VI – Improvements to Regulation

Banks can’t own more than 3% of the total interests in hedge funds or private equity pools; nor can the bank’s interests in these vehicles exceed 3% of Tier 1 capital.

VII – Wall Street Transparency and Accountability

Swaps (basically two series of cash flows traded for each other, such as fixed-for-floating rate) must be cleared through clearinghouses or exchanges. Certain types of these instruments must also be SEC-regulated now, for the first time since 1999.

VIII – Payment, Clearing, and Settlement Supervision

This title is to make sure that sellers exist for buyers and buyers for sellers. It creates uniform risk management standards for institutions, critical in a free-flowing market system.

IX – Investor Protections and Improvements to the Regulation of Securities

This title:

  • creates an SEC ombudsman
  • rewards whistleblowers
  • tightens the rules for credit ratings agencies
  • more clearly defines asset-backed securities
  • delists companies with executives that don’t comply with detailed compensation rules
  • tightens internal SEC controls
  • makes companies explain to investors why someone should be both chairman and CEO at the same time, or not
  • and, remakes the Municipal Securities Rulemaking Board (MSRB).

X – Bureau of Consumer Financial Protection

The Bureau of Consumer Financial Protection is formed; this group’s mandate is to regulate consumer financial products and services in compliance with federal law.

XI – Federal Reserve System Provisions

  1. The Fed Chairman gets a vice-president
  2. The Fed itself must be audited by the Government Accountability Office (GAO) for various criteria
  3. The Fed must outline prudent risk management standards for the institutions they manage and enjoin supervised companies to maintain specific amounts of capital.

XII. Improving Access to Mainstream Financial Institutions

This title provides incentives (grants) for low and medium-income people to open bank accounts, receive financial education, and receive micro-loans ($2,500 or less).

XIII. Pay it Back Act

This reduces the Troubled Asset Relief Program (TARP) from $700 billion to $475 billion and forbids companies from using TARP money for any new programs.

XIV. Mortgage Reform and Anti-Predatory Lending Act

This title expands mortgage underwriting considerably.

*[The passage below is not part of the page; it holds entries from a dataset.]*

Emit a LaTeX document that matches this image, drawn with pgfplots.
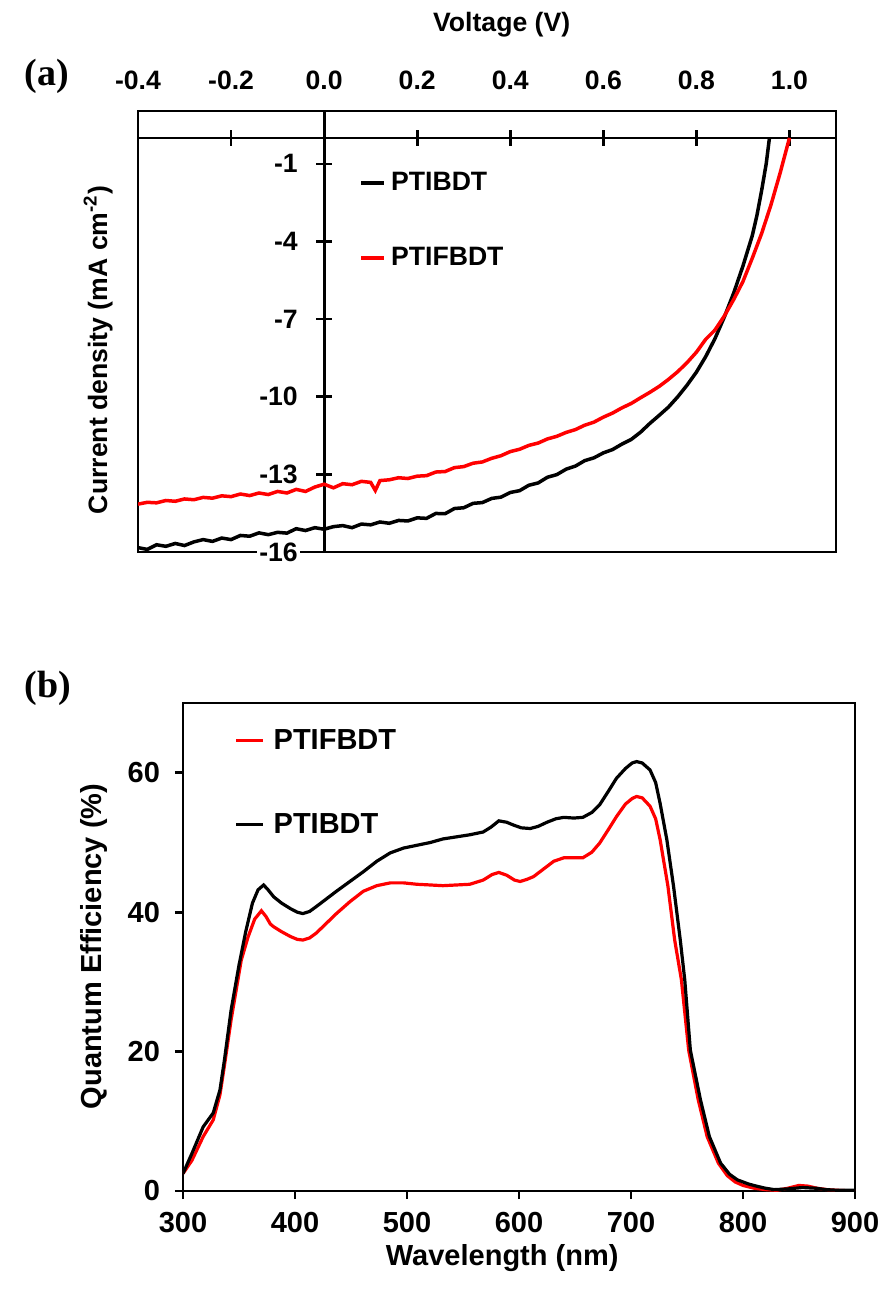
\documentclass[border=0pt]{standalone}
\usepackage{pgfplots}
\pgfplotsset{compat=1.18}
\usepackage{fontspec}
\setmainfont{Liberation Sans}
\newfontfamily\serifbf{Liberation Serif}
\newcommand{\fa}{\fontsize{13.3}{15}\selectfont\bfseries}
\newcommand{\fb}{\fontsize{14.5}{16}\selectfont\bfseries}
\begin{document}
\begin{tikzpicture}
\path[use as bounding box] (0,0) rectangle (441.5pt,-645.5pt);

% ---------- (a) J-V curves ----------
% frame, voltage tick labels on top, axis titles
\begin{axis}[at={(69pt,-276pt)}, anchor=south west, scale only axis,
  width=349pt, height=220.5pt,
  xmin=-0.4, xmax=1.1, ymin=-16, ymax=1.04,
  axis line style={line width=1.4pt},
  xtick={-0.4,-0.2,0,0.2,0.4,0.6,0.8,1.0},
  xticklabels={-0.4,-0.2,0.0,0.2,0.4,0.6,0.8,1.0},
  xticklabel pos=upper,
  ytick=\empty, major tick length=0pt,
  ticklabel style={font=\fa},
  xticklabel style={yshift=7pt},
  xlabel={Voltage (V)},
  xlabel style={at={(axis description cs:0.521,1.195)}, anchor=center, font=\fa},
  ylabel={Current density (mA cm\textsuperscript{-2})},
  ylabel style={at={(axis description cs:-0.057,0.458)}, anchor=center, font=\fa},
]
\end{axis}
% axes crossing at the origin, curves and legend
\begin{axis}[at={(69pt,-276pt)}, anchor=south west, scale only axis,
  width=349pt, height=220.5pt,
  xmin=-0.4, xmax=1.1, ymin=-16, ymax=1.04,
  axis lines=middle,
  axis line style={-, line width=1.4pt},
  inner axis line style={-, line width=1.4pt},
  xtick={-0.2,0.2,0.4,0.6,0.8,1.0}, xticklabels={,,,,,},
  ytick={-16,-13,-10,-7,-4,-1}, yticklabels={-16,-13,-10,-7,-4,-1},
  tick align=center, major tick length=8pt,
  tick style={line width=1.3pt, black},
  yticklabel style={font=\fa, fill=white, inner sep=1pt, xshift=-8pt},
  legend style={draw=none, fill=none, at={(axis description cs:0.317,0.871)},
    anchor=north west, row sep=23pt, font=\fa, inner sep=0pt},
  legend cell align=left,
  legend image code/.code={\draw[#1] (0pt,0pt) -- (11.5pt,0pt); \path (12pt,0pt);},
]
\addplot[black, line width=1.75pt] coordinates {
(-0.40,-15.83) (-0.38,-15.90) (-0.36,-15.72) (-0.34,-15.78) (-0.32,-15.67)
(-0.30,-15.75) (-0.28,-15.61) (-0.26,-15.52) (-0.24,-15.59) (-0.22,-15.46)
(-0.20,-15.52) (-0.18,-15.36) (-0.16,-15.39) (-0.14,-15.26) (-0.12,-15.33)
(-0.10,-15.24) (-0.08,-15.27) (-0.06,-15.10) (-0.04,-15.17) (-0.02,-15.06)
(0.00,-15.12) (0.02,-15.02) (0.04,-14.98) (0.06,-15.06) (0.08,-14.92)
(0.10,-14.95) (0.12,-14.84) (0.14,-14.89) (0.16,-14.78) (0.18,-14.80)
(0.20,-14.68) (0.22,-14.70) (0.24,-14.51) (0.26,-14.52) (0.28,-14.32)
(0.30,-14.29) (0.32,-14.12) (0.34,-14.09) (0.36,-13.93) (0.38,-13.88)
(0.40,-13.70) (0.42,-13.63) (0.44,-13.42) (0.46,-13.33) (0.48,-13.11)
(0.50,-13.01) (0.52,-12.80) (0.54,-12.68) (0.56,-12.47) (0.58,-12.36)
(0.60,-12.17) (0.62,-12.04) (0.64,-11.83) (0.66,-11.65) (0.68,-11.37)
(0.70,-11.03) (0.72,-10.72) (0.74,-10.40) (0.76,-10.00) (0.78,-9.55)
(0.80,-9.05) (0.82,-8.45) (0.84,-7.75) (0.86,-6.92) (0.88,-6.00)
(0.90,-4.95) (0.92,-3.78) (0.93,-3.00) (0.94,-2.05) (0.95,-1.00) (0.957,0.00)
};
\addlegendentry{PTIBDT}
\addplot[red, line width=1.75pt] coordinates {
(-0.40,-14.15) (-0.38,-14.08) (-0.36,-14.10) (-0.34,-14.01) (-0.32,-14.04)
(-0.30,-13.95) (-0.28,-13.98) (-0.26,-13.89) (-0.24,-13.92) (-0.22,-13.83)
(-0.20,-13.86) (-0.18,-13.76) (-0.16,-13.82) (-0.14,-13.72) (-0.12,-13.78)
(-0.10,-13.66) (-0.08,-13.72) (-0.06,-13.58) (-0.04,-13.66) (-0.02,-13.49)
(0.00,-13.38) (0.02,-13.52) (0.04,-13.36) (0.06,-13.40) (0.08,-13.27)
(0.10,-13.31) (0.11,-13.62) (0.12,-13.24) (0.14,-13.21) (0.16,-13.13)
(0.18,-13.16) (0.20,-13.07) (0.22,-13.05) (0.24,-12.91) (0.26,-12.89)
(0.28,-12.74) (0.30,-12.70) (0.32,-12.57) (0.34,-12.52) (0.36,-12.38)
(0.38,-12.28) (0.40,-12.12) (0.42,-12.03) (0.44,-11.88) (0.46,-11.79)
(0.48,-11.63) (0.50,-11.53) (0.52,-11.38) (0.54,-11.27) (0.56,-11.10)
(0.58,-10.98) (0.60,-10.79) (0.62,-10.63) (0.64,-10.43) (0.66,-10.26)
(0.68,-10.04) (0.70,-9.83) (0.72,-9.60) (0.74,-9.33) (0.76,-9.03)
(0.78,-8.68) (0.80,-8.28) (0.82,-7.78) (0.84,-7.42) (0.86,-6.88)
(0.88,-6.25) (0.90,-5.55) (0.92,-4.65) (0.94,-3.70) (0.96,-2.60)
(0.98,-1.35) (1.00,0.00)
};
\addlegendentry{PTIFBDT}
\end{axis}

% ---------- (b) EQE spectra ----------
\begin{axis}[at={(91.5pt,-595.5pt)}, anchor=south west, scale only axis,
  width=336pt, height=244pt,
  xmin=300, xmax=900, ymin=0, ymax=70,
  xtick={300,400,...,900}, ytick={0,20,40,60},
  tick align=outside, xtick pos=lower, ytick pos=left, major tick length=4pt,
  axis line style={line width=1.4pt}, tick style={line width=1.4pt, black},
  /pgf/number format/assume math mode=true,
  ticklabel style={font=\fb},
  xticklabel style={yshift=-3pt},
  yticklabel style={xshift=-4pt},
  xlabel={Wavelength (nm)},
  xlabel style={at={(axis description cs:0.475,-0.138)}, anchor=center, font=\fb},
  ylabel={Quantum Efficiency (\%)},
  ylabel style={at={(axis description cs:-0.1324,0.501)}, anchor=center, font=\fb},
  legend style={draw=none, fill=none, at={(axis description cs:0.076,0.955)},
    anchor=north west, row sep=26.5pt, font=\fb, inner sep=0pt},
  legend cell align=left,
  legend image code/.code={\draw[#1] (0pt,0pt) -- (13.5pt,0pt); \path (16pt,0pt);},
]
\addplot[red, line width=1.6pt] coordinates {
(300,2.5) (308,4.4) (318,7.8) (327,10.2) (333,13.8) (337,18.0) (343,24.6)
(352,33.1) (358,36.4) (364,39.0) (370,40.2) (374,39.4) (378,38.3) (381,37.9)
(388,37.2) (396,36.5) (402,36.1) (407,36.0) (413,36.3) (419,37.0) (428,38.4)
(437,39.8) (449,41.5) (461,43.0) (473,43.8) (485,44.2) (497,44.2) (509,44.0)
(521,43.9) (532,43.8) (544,43.9) (556,44.0) (568,44.6) (576,45.4) (582,45.7)
(589,45.3) (596,44.6) (601,44.4) (607,44.7) (613,45.1) (622,46.2) (631,47.3)
(640,47.8) (649,47.8) (657,47.8) (665,48.6) (672,49.9) (680,51.9) (687,53.7)
(695,55.5) (701,56.3) (705,56.6) (710,56.4) (717,55.2) (722,53.4) (726,50.4)
(733,43.7) (739,36.0) (745,30.3) (751.5,20.2) (760,13.1) (768,7.8) (778,4.0)
(786,2.2) (793,1.3) (800,0.8) (810,0.4) (820,0.2) (830,0.1) (840,0.4)
(850,0.8) (858,0.7) (866,0.4) (875,0.2) (885,0.1) (900,0.0)
};
\addlegendentry{PTIFBDT}
\addplot[black, line width=1.6pt] coordinates {
(300,2.5) (308,5.4) (318,9.2) (327,11.2) (333,14.5) (337,18.8) (343,26.0)
(350,32.4) (356,37.2) (362,41.3) (367,43.2) (372,43.9) (376,43.2) (381,42.2)
(388,41.3) (396,40.5) (402,40.0) (407,39.8) (413,40.1) (419,40.8) (428,41.9)
(437,43.0) (449,44.4) (461,45.8) (473,47.3) (485,48.5) (497,49.2) (509,49.6)
(521,50.0) (532,50.5) (544,50.8) (556,51.1) (568,51.5) (575,52.2) (582,53.1)
(589,52.9) (595,52.5) (602,52.1) (610,52.0) (617,52.3) (625,52.9) (633,53.4)
(640,53.6) (649,53.5) (657,53.6) (665,54.3) (672,55.4) (680,57.4) (687,59.2)
(695,60.6) (701,61.4) (705,61.6) (710,61.4) (717,60.4) (722,58.6) (726,55.6)
(732,50.4) (738,43.7) (744,36.0) (748,30.3) (753,20.2) (762,13.1) (770,7.8)
(780,4.0) (788,2.4) (795,1.6) (805,1.0) (812,0.7) (820,0.4) (828,0.2)
(840,0.3) (853,0.5) (865,0.4) (874,0.2) (885,0.1) (900,0.1)
};
\addlegendentry{PTIBDT}
\end{axis}

% panel letters
\node[font=\serifbf\fontsize{19}{21}\selectfont\bfseries] at (23.5pt,-38pt) {(a)};
\node[font=\serifbf\fontsize{19}{21}\selectfont\bfseries] at (24pt,-344pt) {(b)};
\end{tikzpicture}
\end{document}
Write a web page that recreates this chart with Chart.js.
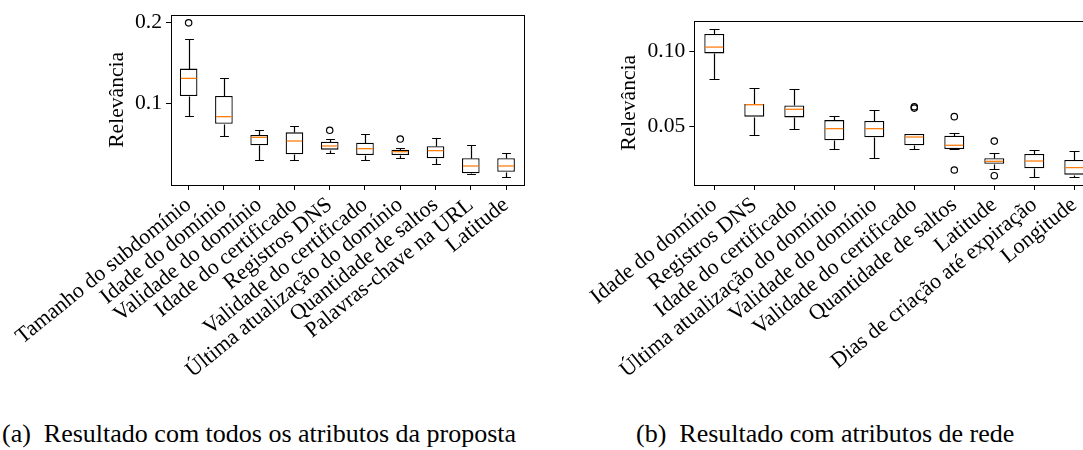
<!DOCTYPE html>
<html>
<head>
<meta charset="utf-8">
<script src="https://cdn.jsdelivr.net/npm/chart.js@4/dist/chart.umd.min.js"></script>
<style>
  body { margin: 0; width: 1083px; height: 450px; overflow: hidden; position: relative; background: #fff; }
  canvas { position: absolute; top: 0; }
  #chartA { left: 0; }
  #chartB { left: 560px; }
  .caption { position: absolute; top: 421px; font-family: 'Liberation Serif', 'Times New Roman', serif; font-size: 26px; line-height: 26px; color: #000; white-space: nowrap; }
  .caption span { margin-right: 13px; }
</style>
</head>
<body>
<canvas id="chartA" width="560" height="410"></canvas>
<canvas id="chartB" width="560" height="410"></canvas>
<div class="caption" style="left:2px"><span>(a)</span>Resultado com todos os atributos da proposta</div>
<div class="caption" style="left:636px"><span>(b)</span>Resultado com atributos de rede</div>
<script>
// (a) todos os atributos
const labelsA = ['Tamanho do subdomínio', 'Idade do domínio', 'Validade do domínio', 'Idade do certificado',
  'Registros DNS', 'Validade do certificado', 'Última atualização do domínio', 'Quantidade de saltos',
  'Palavras-chave na URL', 'Latitude'];
const loA  = [0.0849, 0.0604, 0.0306, 0.0306, 0.0396, 0.0306, 0.0331, 0.0257, 0.0143, 0.0098];
const q1A  = [0.1094, 0.0755, 0.0490, 0.0380, 0.0437, 0.0371, 0.0371, 0.0331, 0.0147, 0.0167];
const medA = [0.1310, 0.0841, 0.0588, 0.0543, 0.0482, 0.0449, 0.0412, 0.0425, 0.0237, 0.0237];
const q3A  = [0.1430, 0.1094, 0.0616, 0.0649, 0.0535, 0.0522, 0.0437, 0.0478, 0.0331, 0.0331];
const hiA  = [0.1790, 0.1310, 0.0678, 0.0723, 0.0563, 0.0625, 0.0461, 0.0576, 0.0498, 0.0392];
const outA = [[0.199], [], [], [], [0.0674], [], [0.0567], [], [], []];
const ticksA = [0.1, 0.2];

// (b) atributos de rede
const labelsB = ['Idade do domínio', 'Registros DNS', 'Idade do certificado', 'Última atualização do domínio',
  'Validade do domínio', 'Validade do certificado', 'Quantidade de saltos', 'Latitude',
  'Dias de criação até expiração', 'Longitude'];
const loB  = [0.0816, 0.0444, 0.0484, 0.0351, 0.0289, 0.0351, 0.0349, 0.0218, 0.0167, 0.0162];
const q1B  = [0.0989, 0.0567, 0.0562, 0.0409, 0.0429, 0.0376, 0.0351, 0.0253, 0.0222, 0.0180];
const medB = [0.1031, 0.0647, 0.0616, 0.0487, 0.0487, 0.0431, 0.0376, 0.0269, 0.0271, 0.0227];
const q3B  = [0.1118, 0.0651, 0.0642, 0.0544, 0.0538, 0.0451, 0.0440, 0.0289, 0.0318, 0.0278];
const hiB  = [0.1153, 0.0758, 0.0753, 0.0573, 0.0609, 0.0451, 0.0456, 0.0322, 0.0347, 0.0336];
const outB = [[], [], [], [], [], [0.0633, 0.0624], [0.0567, 0.0211], [0.0404, 0.0173], [], []];
const ticksB = [0.05, 0.10];

const FONT = "'Liberation Serif', 'Times New Roman', serif";

// whiskers, caps and medians
const boxParts = {
  id: 'boxParts',
  afterDatasetsDraw(chart, args, o) {
    const { ctx, scales: { x, y } } = chart;
    const bars = chart.getDatasetMeta(0).data;
    ctx.save();
    bars.forEach((bar, i) => {
      const cx = Math.round(x.getPixelForValue(i)) + 0.5;
      const cap = bar.width / 4;
      const py = v => Math.round(y.getPixelForValue(v)) + 0.5;
      ctx.strokeStyle = '#000';
      ctx.lineWidth = 1.2;
      ctx.beginPath();
      ctx.moveTo(cx, py(o.q3[i])); ctx.lineTo(cx, py(o.hi[i]));
      ctx.moveTo(cx - cap, py(o.hi[i])); ctx.lineTo(cx + cap, py(o.hi[i]));
      ctx.moveTo(cx, py(o.q1[i])); ctx.lineTo(cx, py(o.lo[i]));
      ctx.moveTo(cx - cap, py(o.lo[i])); ctx.lineTo(cx + cap, py(o.lo[i]));
      ctx.stroke();
      ctx.strokeStyle = '#ff7f0e';
      ctx.lineWidth = 1.3;
      ctx.beginPath();
      ctx.moveTo(bar.x - bar.width / 2 + 1, y.getPixelForValue(o.med[i]));
      ctx.lineTo(bar.x + bar.width / 2 - 1, y.getPixelForValue(o.med[i]));
      ctx.stroke();
    });
    const a = chart.chartArea;
    ctx.strokeStyle = '#000';
    ctx.lineWidth = 1;
    ctx.strokeRect(Math.round(a.left) + 0.5, Math.round(a.top) + 0.5,
      Math.round(a.right - a.left), Math.round(a.bottom - a.top));
    ctx.restore();
  }
};

function makeBox(id, labels, lo, q1, med, q3, hi, outs, yTicks, yMin, yMax, area, titlePad, fmt) {
  const outliers = [];
  outs.forEach((vals, i) => vals.forEach(v => outliers.push({ x: labels[i], y: v })));
  return new Chart(document.getElementById(id), {
    type: 'bar',
    data: {
      labels: labels,
      datasets: [{
        data: q1.map((v, i) => [v, q3[i]]),
        backgroundColor: '#fff',
        borderColor: '#000',
        borderWidth: 1.3,
        borderSkipped: false,
        barPercentage: 0.5,
        categoryPercentage: 1
      }, {
        type: 'line',
        data: outliers,
        showLine: false,
        pointRadius: 3.2,
        pointBorderWidth: 1.2,
        pointBorderColor: '#000',
        pointBackgroundColor: 'rgba(0,0,0,0)'
      }]
    },
    options: {
      responsive: false,
      animation: false,
      layout: { padding: { left: 0, top: area.top, right: 560 - area.right, bottom: 0 } },
      plugins: {
        legend: { display: false },
        tooltip: { enabled: false },
        boxParts: { lo, q1, med, q3, hi }
      },
      scales: {
        x: {
          offset: true,
          border: { display: false },
          grid: { offset: false, drawOnChartArea: false, tickLength: 5, tickColor: '#000' },
          ticks: {
            autoSkip: false, minRotation: 39, maxRotation: 39, padding: 2,
            color: '#000', font: { family: FONT, size: 22 }
          },
          afterFit(s) { s.height = 410 - area.bottom; s.paddingLeft = 0; s.paddingRight = 0; }
        },
        y: {
          min: yMin,
          max: yMax,
          border: { display: false },
          grid: { drawOnChartArea: false, tickLength: 5, tickColor: '#000' },
          ticks: {
            padding: 4, color: '#000', font: { family: FONT, size: 21.6 },
            callback: v => fmt(v)
          },
          afterBuildTicks(s) { s.ticks = yTicks.map(v => ({ value: v })); },
          title: {
            display: true, text: 'Relevância', color: '#000',
            font: { family: FONT, size: 21.6 }, padding: { top: titlePad, bottom: 0 }
          },
          afterFit(s) { s.width = area.left; s.paddingTop = 0; s.paddingBottom = 0; }
        }
      }
    },
    plugins: [boxParts]
  });
}

makeBox('chartA', labelsA, loA, q1A, medA, q3A, hiA, outA, ticksA, 0.0004, 0.209,
  { left: 171, top: 14.7, right: 523.7, bottom: 185 }, 104.5, v => v.toFixed(1));
makeBox('chartB', labelsB, loB, q1B, medB, q3B, hiB, outB, ticksB, 0.0111, 0.1207,
  { left: 134.3, top: 20.7, right: 534.3, bottom: 185 }, 56, v => v.toFixed(2));
</script>
</body>
</html>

It redefines what a mortgage loan originator is, what minimum standards are for qualified mortgages, and what “high-cost” mortgages (e.g. reverse mortgages) are. It also creates a Housing and Urban Development (HUD) subsidiary called the Office of Housing Counseling, redefines escrow accounts, creates additional mandates for housing valuation, and discloses time-value-of money and net-present-value-type calculations to homeowners.

XV. Miscellaneous Provisions

This title restricts loans to nations if the loan is more than their GDP, creates disclosure requirements about conflict diamonds in the Congo, and commissions an FDIC study of core deposits.

XVI. Section 1256 contracts

This title removes swaps and securities futures contracts/futures options from special IRS treatment.

The Dodd-Frank Wall Street Reform and Consumer Protection Act reads 848 pages in its entirety, so I hope this summary eased things for you (somewhat). Markets can get tired – first they get arbitraged to death, as clever souls skirt the rules, and then, they get regulated to death, as evinced by this more-than-comprehensive set of rules. Hopefully, the additional burden this regulation creates for Wall Street will be offset by the good it ends up doing for Main Street.